▶ **Set exercise**: All lines featuring the string "What" are to be listed.

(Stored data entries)
[Begin]

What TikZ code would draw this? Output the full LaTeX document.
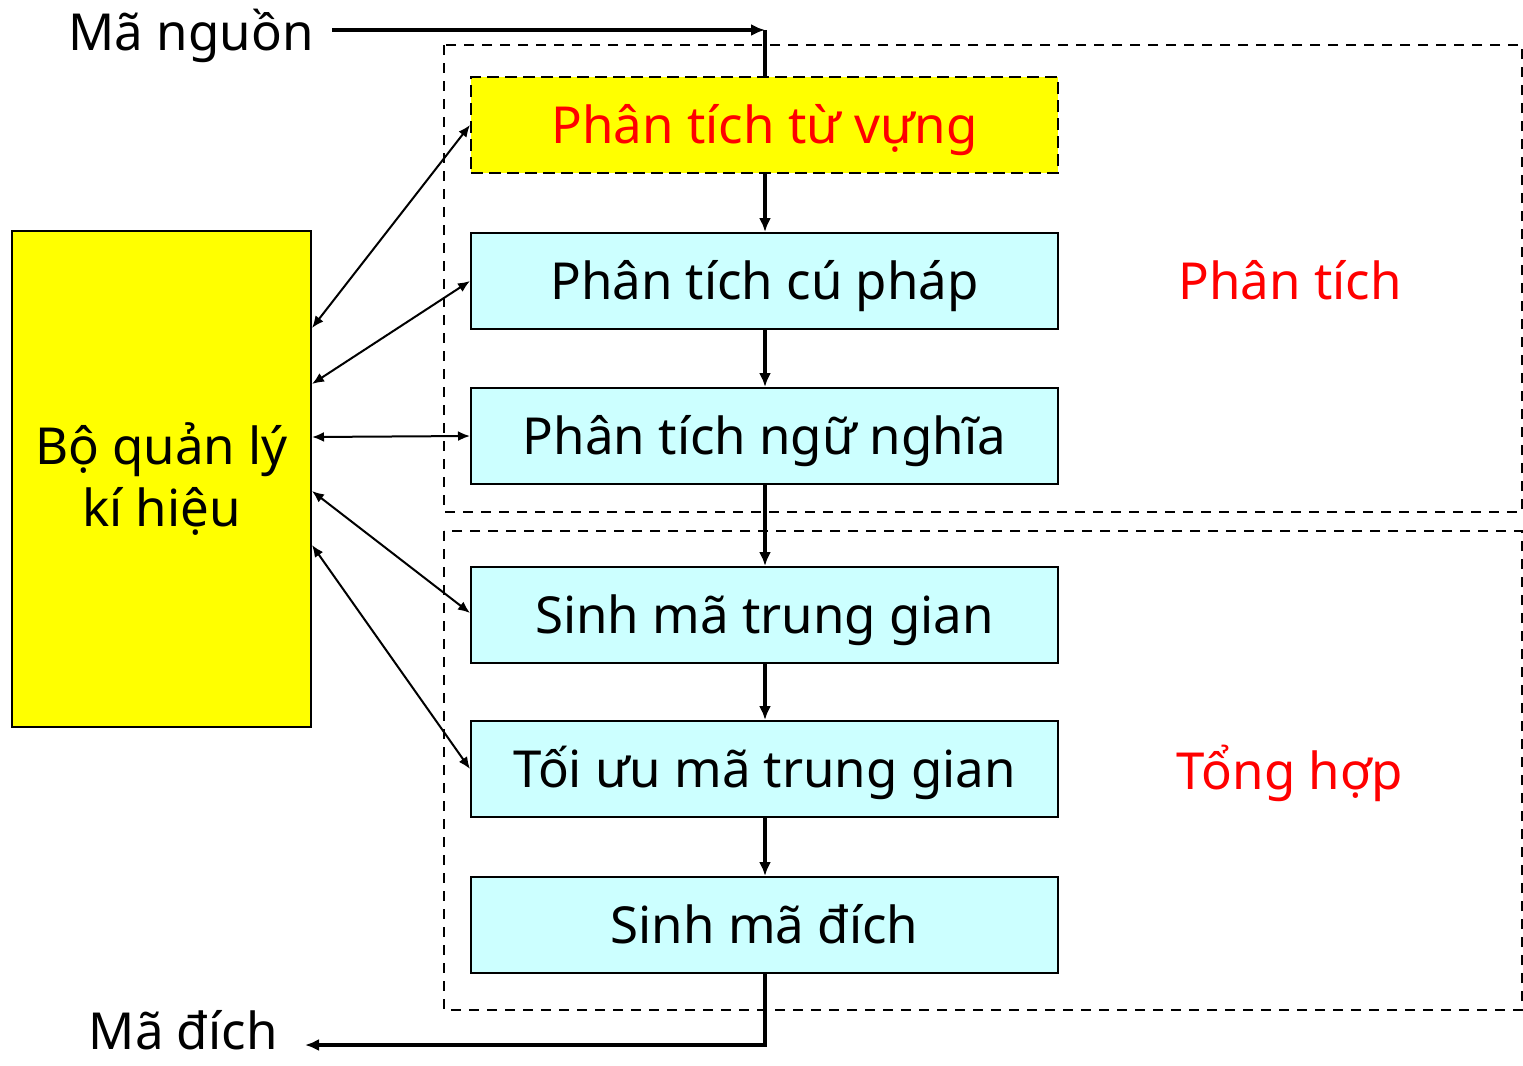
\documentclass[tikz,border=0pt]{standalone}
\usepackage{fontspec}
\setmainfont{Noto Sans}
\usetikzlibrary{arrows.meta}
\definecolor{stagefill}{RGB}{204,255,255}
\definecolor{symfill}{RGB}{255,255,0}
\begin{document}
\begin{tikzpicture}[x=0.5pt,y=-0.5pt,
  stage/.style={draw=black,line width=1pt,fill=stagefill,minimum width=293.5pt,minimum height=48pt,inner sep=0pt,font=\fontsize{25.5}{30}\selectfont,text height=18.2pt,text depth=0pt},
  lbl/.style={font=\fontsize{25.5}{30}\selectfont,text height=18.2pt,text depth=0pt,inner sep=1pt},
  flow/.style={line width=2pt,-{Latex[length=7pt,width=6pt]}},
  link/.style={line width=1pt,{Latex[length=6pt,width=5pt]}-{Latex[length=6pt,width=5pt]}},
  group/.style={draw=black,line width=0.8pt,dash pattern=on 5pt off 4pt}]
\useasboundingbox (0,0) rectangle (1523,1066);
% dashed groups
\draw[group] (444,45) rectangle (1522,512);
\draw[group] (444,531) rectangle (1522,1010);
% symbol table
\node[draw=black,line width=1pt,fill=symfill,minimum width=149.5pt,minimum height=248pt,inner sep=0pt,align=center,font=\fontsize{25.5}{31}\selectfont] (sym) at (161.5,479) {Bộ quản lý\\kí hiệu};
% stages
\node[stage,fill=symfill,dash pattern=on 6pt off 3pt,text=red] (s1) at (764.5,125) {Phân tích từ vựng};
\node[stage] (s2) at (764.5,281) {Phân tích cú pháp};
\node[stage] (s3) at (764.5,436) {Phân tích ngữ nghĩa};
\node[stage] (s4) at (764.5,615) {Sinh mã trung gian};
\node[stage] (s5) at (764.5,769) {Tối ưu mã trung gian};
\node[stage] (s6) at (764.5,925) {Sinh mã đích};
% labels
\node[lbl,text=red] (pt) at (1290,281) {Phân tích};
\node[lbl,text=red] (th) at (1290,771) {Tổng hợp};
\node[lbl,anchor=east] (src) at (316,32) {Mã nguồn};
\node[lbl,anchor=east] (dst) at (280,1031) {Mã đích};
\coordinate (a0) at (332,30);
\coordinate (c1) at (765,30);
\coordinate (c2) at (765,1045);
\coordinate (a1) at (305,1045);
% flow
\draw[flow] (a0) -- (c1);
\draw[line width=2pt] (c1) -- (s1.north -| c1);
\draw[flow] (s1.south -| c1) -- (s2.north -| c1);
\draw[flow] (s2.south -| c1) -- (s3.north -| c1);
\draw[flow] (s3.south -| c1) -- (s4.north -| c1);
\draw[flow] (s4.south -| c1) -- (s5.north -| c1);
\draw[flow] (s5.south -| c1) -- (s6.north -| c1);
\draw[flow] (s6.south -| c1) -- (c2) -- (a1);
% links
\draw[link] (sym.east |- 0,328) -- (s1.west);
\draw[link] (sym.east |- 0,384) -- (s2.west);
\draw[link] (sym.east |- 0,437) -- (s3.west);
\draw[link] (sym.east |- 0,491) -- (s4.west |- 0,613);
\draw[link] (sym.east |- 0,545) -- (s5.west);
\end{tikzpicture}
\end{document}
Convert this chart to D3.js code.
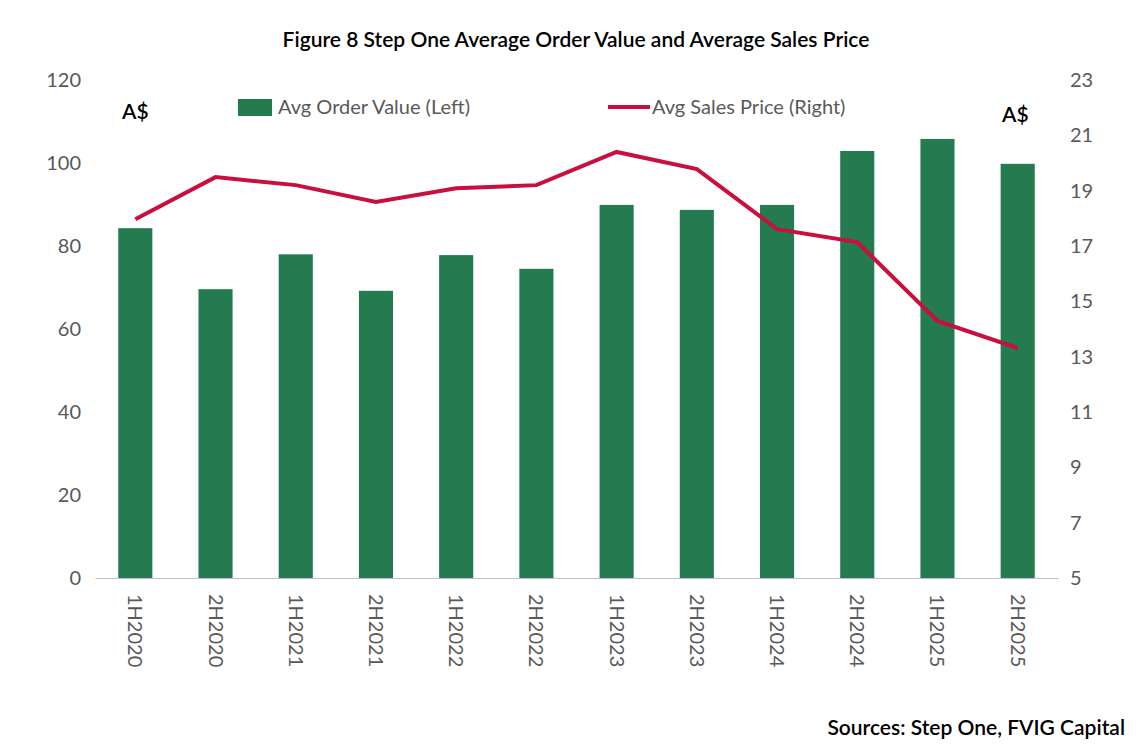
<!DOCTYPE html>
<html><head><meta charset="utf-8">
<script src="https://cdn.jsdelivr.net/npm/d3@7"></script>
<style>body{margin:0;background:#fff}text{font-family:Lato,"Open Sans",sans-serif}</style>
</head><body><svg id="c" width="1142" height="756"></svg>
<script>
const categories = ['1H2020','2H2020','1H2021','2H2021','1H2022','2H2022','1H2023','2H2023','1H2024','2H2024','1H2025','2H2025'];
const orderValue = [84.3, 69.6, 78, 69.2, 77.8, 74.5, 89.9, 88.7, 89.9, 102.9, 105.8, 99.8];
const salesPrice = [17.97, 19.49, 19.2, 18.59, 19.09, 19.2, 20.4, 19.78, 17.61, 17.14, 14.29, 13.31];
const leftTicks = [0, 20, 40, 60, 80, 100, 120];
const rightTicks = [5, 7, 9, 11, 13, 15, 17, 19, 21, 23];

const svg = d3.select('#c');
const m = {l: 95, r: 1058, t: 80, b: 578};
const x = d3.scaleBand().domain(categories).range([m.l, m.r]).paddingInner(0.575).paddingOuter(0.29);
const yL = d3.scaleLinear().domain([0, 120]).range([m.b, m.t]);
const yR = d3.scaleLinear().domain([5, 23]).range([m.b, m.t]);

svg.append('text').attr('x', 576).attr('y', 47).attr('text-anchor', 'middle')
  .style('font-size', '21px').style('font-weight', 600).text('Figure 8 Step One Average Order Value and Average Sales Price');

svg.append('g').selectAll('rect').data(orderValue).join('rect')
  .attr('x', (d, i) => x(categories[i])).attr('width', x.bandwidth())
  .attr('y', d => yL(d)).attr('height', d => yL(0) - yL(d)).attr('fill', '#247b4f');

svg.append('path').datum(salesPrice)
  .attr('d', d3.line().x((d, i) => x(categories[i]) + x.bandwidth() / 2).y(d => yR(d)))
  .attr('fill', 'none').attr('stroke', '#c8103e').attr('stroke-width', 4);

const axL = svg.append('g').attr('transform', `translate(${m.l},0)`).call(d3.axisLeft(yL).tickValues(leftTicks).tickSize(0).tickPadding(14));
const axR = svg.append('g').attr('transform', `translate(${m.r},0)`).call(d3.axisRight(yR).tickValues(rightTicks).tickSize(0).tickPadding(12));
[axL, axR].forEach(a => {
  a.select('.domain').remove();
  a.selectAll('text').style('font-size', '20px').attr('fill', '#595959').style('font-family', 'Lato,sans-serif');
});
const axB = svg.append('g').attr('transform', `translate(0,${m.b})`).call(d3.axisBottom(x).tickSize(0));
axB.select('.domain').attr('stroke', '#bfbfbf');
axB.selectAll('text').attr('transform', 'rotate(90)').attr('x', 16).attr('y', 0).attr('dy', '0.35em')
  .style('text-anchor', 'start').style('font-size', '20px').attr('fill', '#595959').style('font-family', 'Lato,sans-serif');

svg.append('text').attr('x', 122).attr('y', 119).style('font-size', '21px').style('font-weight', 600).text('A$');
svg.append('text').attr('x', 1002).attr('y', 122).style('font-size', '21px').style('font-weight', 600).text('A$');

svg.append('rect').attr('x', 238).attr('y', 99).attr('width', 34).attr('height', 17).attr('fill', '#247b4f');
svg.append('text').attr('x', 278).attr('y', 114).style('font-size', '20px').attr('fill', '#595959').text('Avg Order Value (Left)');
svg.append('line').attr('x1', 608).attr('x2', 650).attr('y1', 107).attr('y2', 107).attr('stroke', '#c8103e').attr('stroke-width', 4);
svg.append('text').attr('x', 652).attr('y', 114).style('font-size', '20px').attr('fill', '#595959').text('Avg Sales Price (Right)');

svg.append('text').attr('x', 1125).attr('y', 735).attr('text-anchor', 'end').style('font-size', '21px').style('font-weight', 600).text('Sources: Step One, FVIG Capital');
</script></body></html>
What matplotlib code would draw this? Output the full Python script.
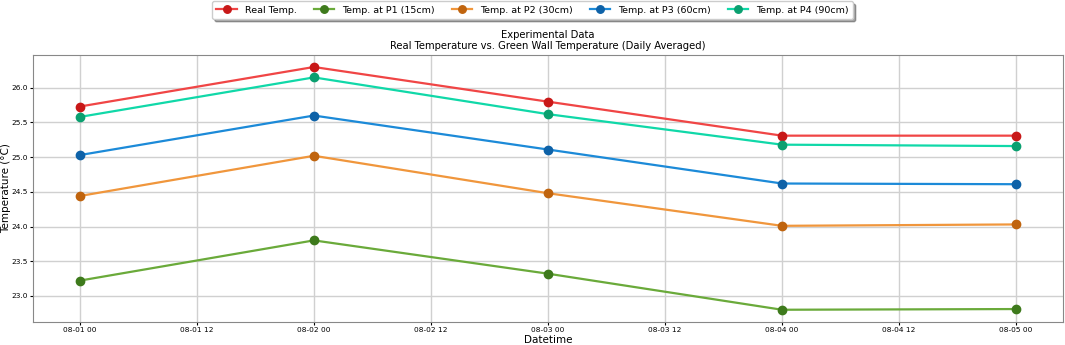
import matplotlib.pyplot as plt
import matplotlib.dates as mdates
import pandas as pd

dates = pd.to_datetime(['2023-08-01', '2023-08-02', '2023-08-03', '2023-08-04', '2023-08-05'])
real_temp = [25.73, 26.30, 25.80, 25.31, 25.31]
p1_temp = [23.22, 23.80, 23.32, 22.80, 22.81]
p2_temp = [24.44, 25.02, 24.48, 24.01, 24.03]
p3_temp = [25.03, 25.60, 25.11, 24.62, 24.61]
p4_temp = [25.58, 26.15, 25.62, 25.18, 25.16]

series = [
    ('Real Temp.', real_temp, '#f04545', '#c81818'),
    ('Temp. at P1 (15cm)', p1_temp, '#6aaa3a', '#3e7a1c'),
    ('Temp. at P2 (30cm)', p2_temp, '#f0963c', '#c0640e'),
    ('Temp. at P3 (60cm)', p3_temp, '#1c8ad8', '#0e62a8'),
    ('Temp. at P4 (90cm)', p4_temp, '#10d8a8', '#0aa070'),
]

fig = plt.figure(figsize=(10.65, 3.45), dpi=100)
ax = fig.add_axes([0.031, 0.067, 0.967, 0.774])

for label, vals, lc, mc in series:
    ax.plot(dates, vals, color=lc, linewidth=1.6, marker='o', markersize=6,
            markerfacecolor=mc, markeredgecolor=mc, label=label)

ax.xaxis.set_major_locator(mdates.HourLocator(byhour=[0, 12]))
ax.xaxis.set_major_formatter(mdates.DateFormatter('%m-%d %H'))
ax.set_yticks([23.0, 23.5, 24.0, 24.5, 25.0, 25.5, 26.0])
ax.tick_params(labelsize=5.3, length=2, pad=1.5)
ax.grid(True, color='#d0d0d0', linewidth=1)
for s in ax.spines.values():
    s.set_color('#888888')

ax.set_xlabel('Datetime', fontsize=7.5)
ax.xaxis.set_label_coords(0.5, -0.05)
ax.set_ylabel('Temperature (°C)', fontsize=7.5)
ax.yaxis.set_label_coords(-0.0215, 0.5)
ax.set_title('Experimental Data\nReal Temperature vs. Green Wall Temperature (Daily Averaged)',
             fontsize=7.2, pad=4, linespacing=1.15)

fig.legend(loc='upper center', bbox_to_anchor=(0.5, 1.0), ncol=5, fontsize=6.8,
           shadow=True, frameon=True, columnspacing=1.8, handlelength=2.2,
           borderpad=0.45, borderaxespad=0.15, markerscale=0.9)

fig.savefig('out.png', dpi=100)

[End]

▶ **Output for this exercise**:
What TikZ code would draw this? Output the full LaTeX document.
What matplotlib code would draw this? Output the full Python script.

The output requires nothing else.